Whilst there may have been countless productions of this particular Shakespeare play in the last two years alone, A Midsummer Night’s Dream‘s enduring popularity has made it The Faction’s latest target. The Bard’s well-loved comedy is the company’s 10th show since their formation in 2008 – you may remember their notable Much Ado About Nothing, which was performed in a purpose-built theatre within Selfridge’s (ReFashioned Theatre) in 2016. One of their long-standing commitments is to gender parity, making this a gender balanced production with the casting of a female Puck.
In order to escape a loveless engagement with Demetrius, Hermia runs away to the woods with her lover Lysander – though her unwanted fiancé pursues them, and is followed himself by Hermia’s friend Helena, who has always been in love with him. Also in this forest is a group of “rude mechanicals” who are rehearsing a play to be performed at the wedding celebrations of Athens’ duke Theseus and his Amazonian bride Hippolyta; their performance of Pyramus & Thisbe is due to be led by weaver Nick Bottom. Finally, Fairy King & Queen Oberon & Titania are at odds, with him seeking to teach her a lesson for disobedience towards him – with the help of Puck, a drug is administered to her eyes that will make her fall in love with the next thing she sees. In this case it’s Bottom, who now has an ass’ head (courtesy of Puck). The four young lovers, too, are afflicted by this “love-in-idleness”, making a tangled web of their affairs. With the morning approaching, will everything resolve itself?
The first thing to note about this production is the significant amount of doubling that must occur, using a cast of eight, which splits them quite neatly into the three separate plots. It’s quite usual to have the worlds of the fairies and mechanicals played by the same actors, as well as the respective leaders flipping between the Athenian Court and the mystical woodland world; interestingly the same actors also play the four lovers.

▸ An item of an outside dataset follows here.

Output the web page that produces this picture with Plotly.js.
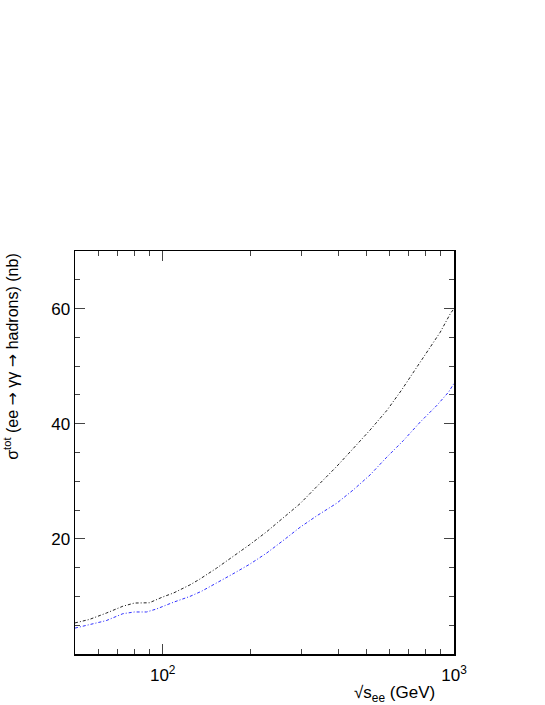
<!DOCTYPE html>
<html>
<head>
<meta charset="utf-8">
<script src="https://cdn.plot.ly/plotly-3.0.1.min.js"></script>
<style>
  body { margin: 0; background: #fff; }
  #chart { width: 545px; height: 705px; }
</style>
</head>
<body>
<div id="chart"></div>
<script>
// sqrt(s_ee) in GeV
const sqrt_s_upper = [50, 56, 64, 73, 80, 90, 100, 109, 124, 134, 153, 174, 199, 227, 259, 296, 346, 396, 451, 515, 588, 662, 727, 829, 897, 971, 1000];
const sigma_upper = [5.4, 6.0, 7.1, 8.3, 8.85, 8.9, 9.9, 10.6, 12.0, 13.0, 14.9, 16.9, 19.0, 21.2, 23.6, 26.1, 29.6, 32.6, 35.7, 38.9, 42.3, 45.9, 49.0, 53.3, 55.9, 59.1, 60.0];

const sqrt_s_lower = [50, 56, 64, 73, 80, 88, 95, 109, 124, 136, 153, 174, 199, 227, 259, 296, 338, 396, 451, 515, 588, 671, 766, 874, 958, 1000];
const sigma_lower = [4.5, 5.1, 5.8, 7.0, 7.3, 7.3, 7.8, 9.0, 10.0, 10.9, 12.3, 13.9, 15.6, 17.5, 19.7, 22.0, 24.0, 26.2, 28.5, 31.1, 34.2, 37.1, 40.3, 43.2, 45.5, 47.0];

const x_tick_vals = [100, 1000];
const x_tick_text = ["10<sup>2</sup>", "10<sup>3</sup>"];
const x_minor_vals = [50, 60, 70, 80, 90, 200, 300, 400, 500, 600, 700, 800, 900];
const y_tick_vals = [20, 40, 60];
const y_minor_vals = [5, 10, 15, 25, 30, 35, 45, 50, 55, 65];

const font_family = "Liberation Sans, Arial, sans-serif";
const arrow = '<span style="font-family:DejaVu Sans">→</span>';

const upper_curve = {
    x: sqrt_s_upper,
    y: sigma_upper,
    mode: "lines",
    type: "scatter",
    line: { color: "#222222", width: 1, dash: "3px,2px,1px,2px" },
    hoverinfo: "skip",
};

const lower_curve = {
    x: sqrt_s_lower,
    y: sigma_lower,
    mode: "lines",
    type: "scatter",
    line: { color: "#3030ff", width: 1, dash: "3px,2px,1px,2px" },
    hoverinfo: "skip",
};

const axis_common = {
    showgrid: false,
    zeroline: false,
    showline: true,
    linecolor: "#000",
    linewidth: 1.5,
    mirror: "ticks",
    ticks: "inside",
    ticklen: 10,
    tickwidth: 1,
    tickcolor: "#444",
    tickfont: { family: font_family, size: 17, color: "#000" },
};

const layout = {
    width: 545,
    height: 705,
    autosize: false,
    showlegend: false,
    paper_bgcolor: "#fff",
    plot_bgcolor: "#fff",
    margin: { l: 75, r: 91, t: 251, b: 51 },
    xaxis: {
        ...axis_common,
        type: "log",
        range: [Math.log10(50), 3],
        tickmode: "array",
        tickvals: x_tick_vals,
        ticktext: x_tick_text,
        ticklabelstandoff: 5,
        minor: { tickmode: "array", tickvals: x_minor_vals, ticks: "inside", ticklen: 5, tickcolor: "#444", tickwidth: 1 },
    },
    yaxis: {
        ...axis_common,
        range: [0, 70],
        tickmode: "array",
        tickvals: y_tick_vals,
        minor: { tickmode: "array", tickvals: y_minor_vals, ticks: "inside", ticklen: 5, tickcolor: "#444", tickwidth: 1 },
    },
    annotations: [
        {
            text: "σ<sup>tot</sup> (ee " + arrow + " γγ " + arrow + " hadrons) (nb)",
            xref: "paper", yref: "paper",
            x: -0.168, y: 1.0,
            xanchor: "center", yanchor: "top",
            textangle: -90,
            showarrow: false,
            font: { family: font_family, size: 16, color: "#000" },
        },
        {
            text: "√s<sub>ee</sub> (GeV)",
            xref: "paper", yref: "paper",
            x: 0.955, y: -0.1,
            xanchor: "right", yanchor: "middle",
            showarrow: false,
            font: { family: font_family, size: 17, color: "#000" },
        },
    ],
};

Plotly.newPlot("chart", [upper_curve, lower_curve], layout, { staticPlot: true });
</script>
</body>
</html>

This is a mark of great versatility on the actors’ part, allowing you to contemplate any possible parallels between the three plots – though what would be helpful is a slight change in appearance as they switch between roles. It needn’t be much: hair tied back, jacket over their shirt… Just something to ease the audience between characters.
What is most marked about this production is the physicality involved almost every step of the way; Mark Leipacher’s direction (and the cast’s unswerving commitment to it) brings this Dream to life in an innovative and playful fashion. The most wonderful example of this is ‘donkeyfying’ Bottom using the actors’ arms & fingers alone, changing as he moves around or when Bottom experiences different emotions…
The moon again takes centre stage for this production (it was something of a focal point for Lazarus Theatre’s version a couple of months ago), with Eleanor Field’s design of a large paper lantern-style moon dominating proceedings. Thanks to some thoughtful lighting design from Ben Jacobs, some different sections of the show are made clear by a change in colour, with a particularly nice touch of a purple glow as love-in-idleness is applied:
“Yet marked I where the bolt of Cupid fell. It fell upon a little western flower, before milk-white, now purple with love’s wound. And maidens call it “love-in-idleness”.”
Laura Evelyn is fun as an almost perpetually perky Helena, demonstrating her resilience in the face of unrequited love, and not making her into a whining source of self-pity – Evelyn is also entertaining as Snug, being unable to roar like a lion, instead chuckling away in embarrassment. Lowri Izzard is a pragmatic Hermia, and later more than lives up to Helena’s description (“And though she be but little, she is fierce.”), causing Demetrius some serious groin pain, and easily overpowering him & Lysander as they seek to protect Helena.
One of the funniest turns of the night comes from Christopher York in the roles of both Demetrius & Snout. York plays up the latter’s scaredy cat status, making him incredibly jittery when the lion is introduced to Pyramus & Thisbe (“I don’t want to die!”), and is especially good value once Demetrius & Lysander start competing for Helena’s affections. Christopher Hughes is an absolute hoot as Nick Bottom, excellently capturing his arrogance and enjoyment of praise & attention; Hughes leads a thoroughly ridiculous version of Pyramus & Thisbe with typical Bottom bluster, not even content to die in one fell swoop.
My verdict? A wonderfully innovative take on the classic comedy, with incredible physicality employed to assist the storytelling – some terrific performances make this very memorable indeed.
A Midsummer Night’s Dream ran at Wilton’s Music Hall until 30 June 2018.